La Curée — Émile Zola
Shady finance and elicit love with a hint of the history of Paris.

Jimmy Jazz — Roddy Doyle
A short piece following up on the Barrytown trilogy.

In the Shadow of the Glen — John M. Synge

It Can’t Happen Here — Sinclair Lewis (+)
Sure. It has all come true unless we resist now!

Before We Visit the Goddess — Chitra Banerjee Divakaruni

Snakepit: A Novel — Moses Isegawa
Brutal. Realistic view of Uganda under Amin.

Fat City — Leonard Gardener
Amateur boxing and stoop labor, with the city of Stockton, California, standing in for William Kennedy’s Albany.

A Separate Peace — John Knowles (+)
It’s 1943 and the war is on. But at a small New England boys school, they’re still working out the battle plans on the playing fields and learning a lot about life in the process. The story involves the smartest boy in school who happens to room with the most athletic boy in school. Then tragedy strikes.

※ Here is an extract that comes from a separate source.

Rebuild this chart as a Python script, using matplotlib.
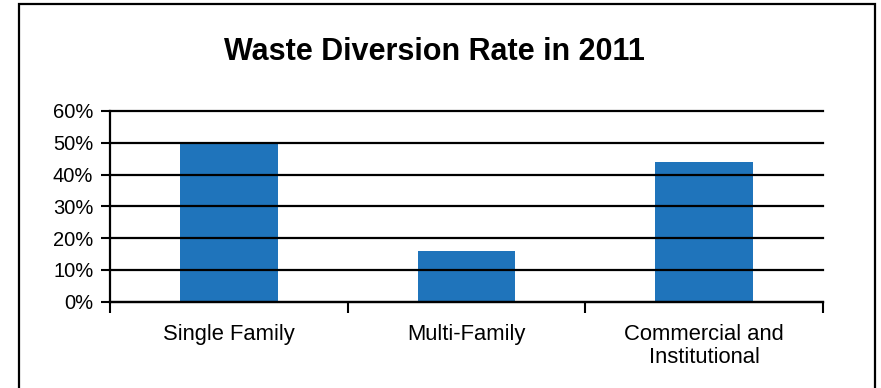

Naphtalene — Alia Mamdouh (+)
Baghdad in the ’40s and ’50s. Well worth reading.

Bruno’s Dream — Iris Murdoch
A lot of dizzying narrative to juggle. Murdoch does a fine job but it gets a little muddled. Possibly one of the “also-rans” from an excellent Irish author.

Rock n Roll Babes From Outer Space — Linda Jaivin
Fun, raunchy, but ultimately being too cool is tedious.